Hi, everyone! Thank you for making it so far!
Since you all know I’m Indonesian, let me get back to my roots and share the information with you all about our Indonesia’s central bank, Bank Indonesia.
Since 1953, Bank Indonesia has wielded relatively enormous power over the stability of the national economy, but whether it has exerted its influence on the overall economy remains a question we need to ask ourselves today.
Well, first of all, we have to admit that a strong US dollar and an upcoming crisis are definitely going to affect us adversely. The logic is that, and this statement is supported by data, “strong US dollar causes imported inflation into Indonesia” (Indonesia Investment, 2022). According to the experts, “Accelerating Indonesian inflation limits Indonesian consumers’ purchasing power, and therefore consumption should weaken as a consequence, thereby dragging down the pace of national economic growth (domestic consumption accounts for about 53-55 percent of the country’s total economic growth)” (Indonesia Investment, 2022). What these mean is that Indonesia’s trade balance can weaken in the face of a worldwide economic crisis.
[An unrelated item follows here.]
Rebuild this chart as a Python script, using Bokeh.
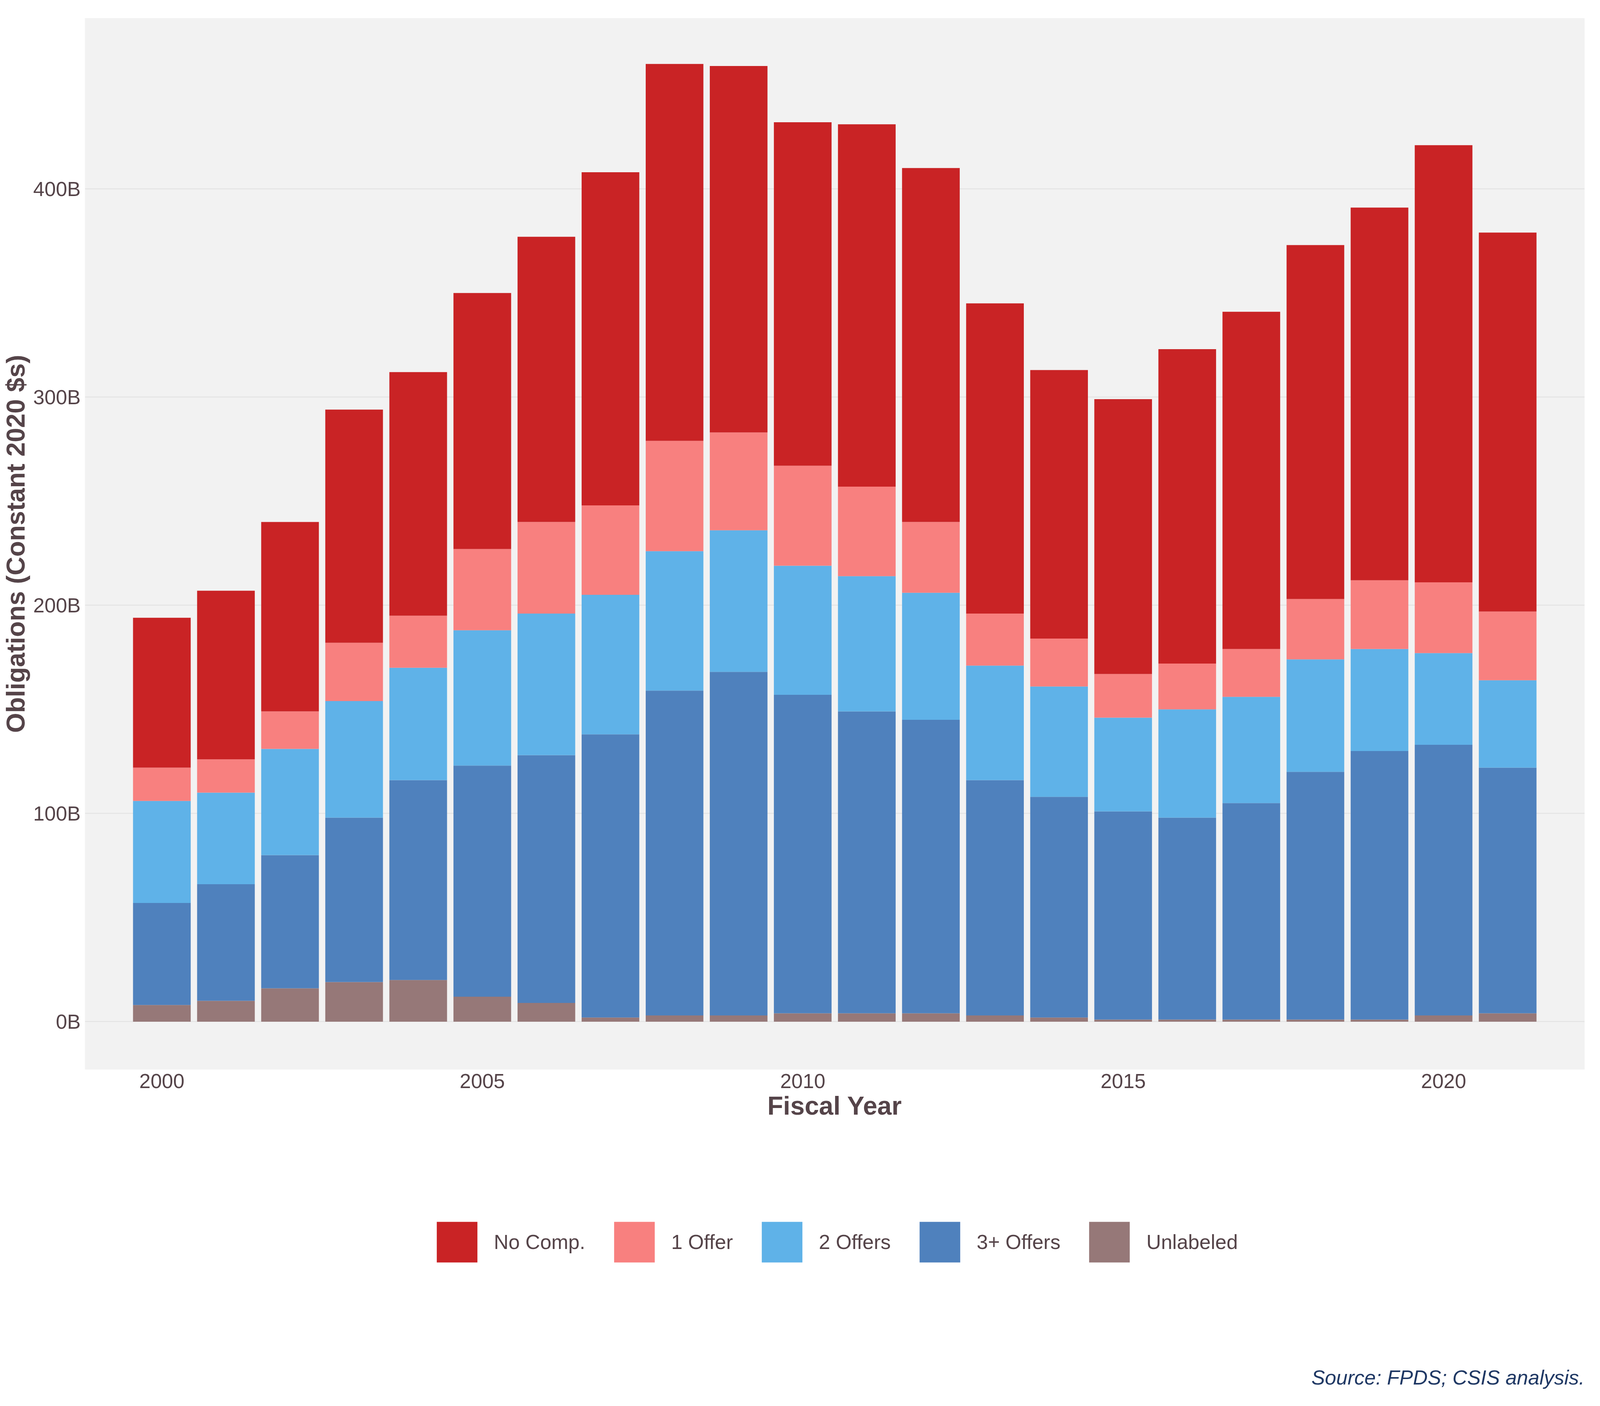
from bokeh.plotting import figure
from bokeh.models import Legend, LegendItem, CustomJSTickFormatter, Title, ColumnDataSource, Range1d
from bokeh.embed import file_html
from bokeh.resources import INLINE

# Obligations by competition category, billions of constant 2020 dollars
years = list(range(2000, 2022))
unlabeled = [8, 10, 16, 19, 20, 12, 9, 2, 3, 3, 4, 4, 4, 3, 2, 1, 1, 1, 1, 1, 3, 4]
offers_3 = [49, 56, 64, 79, 96, 111, 119, 136, 156, 165, 153, 145, 141, 113, 106, 100, 97, 104, 119, 129, 130, 118]
offers_2 = [49, 44, 51, 56, 54, 65, 68, 67, 67, 68, 62, 65, 61, 55, 53, 45, 52, 51, 54, 49, 44, 42]
offer_1 = [16, 16, 18, 28, 25, 39, 44, 43, 53, 47, 48, 43, 34, 25, 23, 21, 22, 23, 29, 33, 34, 33]
no_comp = [72, 81, 91, 112, 117, 123, 137, 160, 181, 176, 165, 174, 170, 149, 129, 132, 151, 162, 170, 179, 210, 182]

keys = ["unlabeled", "offers_3", "offers_2", "offer_1", "no_comp"]
names = ["Unlabeled", "3+ Offers", "2 Offers", "1 Offer", "No Comp."]
colors = ["#967878", "#4F81BD", "#5FB2E8", "#F8807F", "#C92325"]

source = ColumnDataSource(data=dict(x=years, unlabeled=unlabeled, offers_3=offers_3,
                                    offers_2=offers_2, offer_1=offer_1, no_comp=no_comp))

txt = "#554449"
p = figure(height=3560, sizing_mode="stretch_width", output_backend="svg", toolbar_location=None,
           x_range=Range1d(1998.8, 2022.2), y_range=Range1d(-23, 482),
           x_axis_label="Fiscal Year", y_axis_label="Obligations (Constant 2020 $s)",
           min_border_left=40, min_border_right=40, min_border_top=46)
p.background_fill_color = "#F2F2F2"
p.border_fill_color = "white"
p.outline_line_color = None

rs = p.vbar_stack(keys, x="x", width=0.9, source=source, color=colors, line_color=None)

p.xgrid.grid_line_color = None
p.ygrid.grid_line_color = "#E6E6E6"
p.ygrid.grid_line_width = 3
p.ygrid.minor_grid_line_color = "#EBEBEB"
p.ygrid.minor_grid_line_width = 2
p.yaxis.ticker = [0, 100, 200, 300, 400]
p.yaxis.ticker.num_minor_ticks = 2
p.xaxis.ticker = [2000, 2005, 2010, 2015, 2020]
p.yaxis.formatter = CustomJSTickFormatter(code="return tick + 'B';")
for ax in [p.xaxis[0], p.yaxis[0]]:
    ax.axis_line_color = None
    ax.major_tick_line_color = None
    ax.minor_tick_line_color = None
    ax.major_label_text_font_size = "52px"
    ax.major_label_text_color = txt
    ax.major_label_text_font = "Arial"
    ax.axis_label_text_font_size = "66px"
    ax.axis_label_text_font_style = "bold"
    ax.axis_label_text_color = txt
    ax.axis_label_text_font = "Arial"

items = [LegendItem(label=names[i], renderers=[rs[i]]) for i in range(4, -1, -1)]
legend = Legend(items=items, orientation="horizontal", location="center",
                label_text_font_size="52px", label_text_color=txt, label_text_font="Arial",
                glyph_width=130, glyph_height=130, label_standoff=30, spacing=60,
                border_line_color=None, margin=60, padding=10)
p.add_layout(legend, "below")

p.add_layout(Title(text="Source: FPDS; CSIS analysis.", align="right", text_font_style="italic",
                   text_font_size="52px", text_color="#1F3864", text_font="Arial"), "below")

open("out.html", "w").write(file_html(p, INLINE))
One prominent example is what happened to the world’s global workshop: China. Currently, the country is recording its lowest position against the US dollar, which may translate into a reduction in the demand of Chinese importers. Since China presents an economic impact on literally any country on the planet, its meltdown is going to reverberate globally, impacting even our country, believe it or not.
Endeavors Made
So, what has Bank Indonesia done? According to Thee Kian Wie, the Indonesian government has emphasized solid macro-centric policies, “including putting a maximum cap of 3 percent on its budget deficit, and Bank Indonesia has pursued monetary policy aimed at preventing inflation” (Wie, 2010). When the inflation rate is checked, the prices of goods and services can be controlled. If so, people will still be able to afford goods and services, aiding the national economy even further despite whether the recession occurs or not.
It has also solidified its external balances, dramatically enhanced its foreign exchange reserve to alleviate upcoming impact, cut down governmental debt to stabilize fiscal situation, and supervise the practice of banks more thoroughly (Wie, 2010). These moves are made to ensure that not only are the internal national affairs in place, but the economic relationship between countries, including liabilities, is something that can be managed if the worst comes to the worst.
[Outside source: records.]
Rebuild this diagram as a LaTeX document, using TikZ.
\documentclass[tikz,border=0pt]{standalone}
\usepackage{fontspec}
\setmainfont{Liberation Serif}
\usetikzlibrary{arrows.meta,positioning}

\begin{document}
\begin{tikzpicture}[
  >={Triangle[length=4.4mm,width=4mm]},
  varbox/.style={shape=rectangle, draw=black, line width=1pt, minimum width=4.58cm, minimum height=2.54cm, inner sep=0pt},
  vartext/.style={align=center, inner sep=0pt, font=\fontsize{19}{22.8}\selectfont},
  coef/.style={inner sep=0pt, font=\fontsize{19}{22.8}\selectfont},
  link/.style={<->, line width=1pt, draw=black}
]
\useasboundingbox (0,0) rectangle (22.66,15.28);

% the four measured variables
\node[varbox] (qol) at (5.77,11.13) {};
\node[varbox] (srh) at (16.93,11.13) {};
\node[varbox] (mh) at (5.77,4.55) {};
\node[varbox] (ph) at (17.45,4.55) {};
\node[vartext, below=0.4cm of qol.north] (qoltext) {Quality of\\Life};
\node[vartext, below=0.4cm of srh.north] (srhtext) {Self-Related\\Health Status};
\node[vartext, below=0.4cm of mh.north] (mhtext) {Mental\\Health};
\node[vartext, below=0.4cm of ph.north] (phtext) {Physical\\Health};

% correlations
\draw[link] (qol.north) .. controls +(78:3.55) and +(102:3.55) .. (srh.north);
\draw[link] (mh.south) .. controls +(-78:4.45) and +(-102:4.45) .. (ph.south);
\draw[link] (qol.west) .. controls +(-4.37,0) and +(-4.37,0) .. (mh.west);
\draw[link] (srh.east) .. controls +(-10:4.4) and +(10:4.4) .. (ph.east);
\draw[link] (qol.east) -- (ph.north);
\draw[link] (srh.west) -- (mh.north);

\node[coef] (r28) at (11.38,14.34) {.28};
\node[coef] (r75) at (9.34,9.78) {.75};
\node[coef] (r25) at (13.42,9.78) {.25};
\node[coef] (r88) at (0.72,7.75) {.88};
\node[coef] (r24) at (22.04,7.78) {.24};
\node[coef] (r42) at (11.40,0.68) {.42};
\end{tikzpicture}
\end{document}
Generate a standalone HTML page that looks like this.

Otherwise, international debt can weigh down the country and become an adverse external factor down the lane of the recession later. Lastly, Bank Indonesia has made the banking regulations more strict to ensure that the existing banks are healthier to cushion the blow (Wie, 2010). Because the country has experienced four economic crises, Indonesia has been wiser in tackling the economic threat that can shake its stability.
The Promising Future
In the future, Bank Indonesia would have to ensure that Indonesia keeps spending its money to keep the industry rolling. This action needs to center on private consumption, especially by the lower segments of the society. According to Chatib Basri, the Minister of Finance Republic of Indonesia 2013-2014, if the country could maintain private consumption at 50 percent of Gross Domestic Product,” the country will be able to fight back against the impending recession (The Ministry of State-owned Enterprise, PR-192/S.MBU.B/10/2022).
When individuals consume goods and services, this situation is good to keep the industry moving forward, so no matter what happens, the government needs to ensure the retention of such consumptive behavior. Another action to propel this factor is for the government to spur the growth and development of private consumption. This can be done through various policies that provide financial assistance.
According to the Minister, the forms of such financial aid can come in the form of “Direct Cash Aid [Bantuan Langsung Tunai] and the Family Hope Program [Program Keluarga Harapan]” (https://bumn.go.id/media/press-conference/,2022). It is hoped that these programs will hasten the track of people’s “affordability to spend money.”
In conclusion, Bank Indonesia has gone the extra mile to emphasize solid macro-centric policies. In the future, Bank Indonesia needs more private spending on consumption to ensure that the industry keeps rolling.
Thank you so much everyone for reading this article. See you in the next chapter.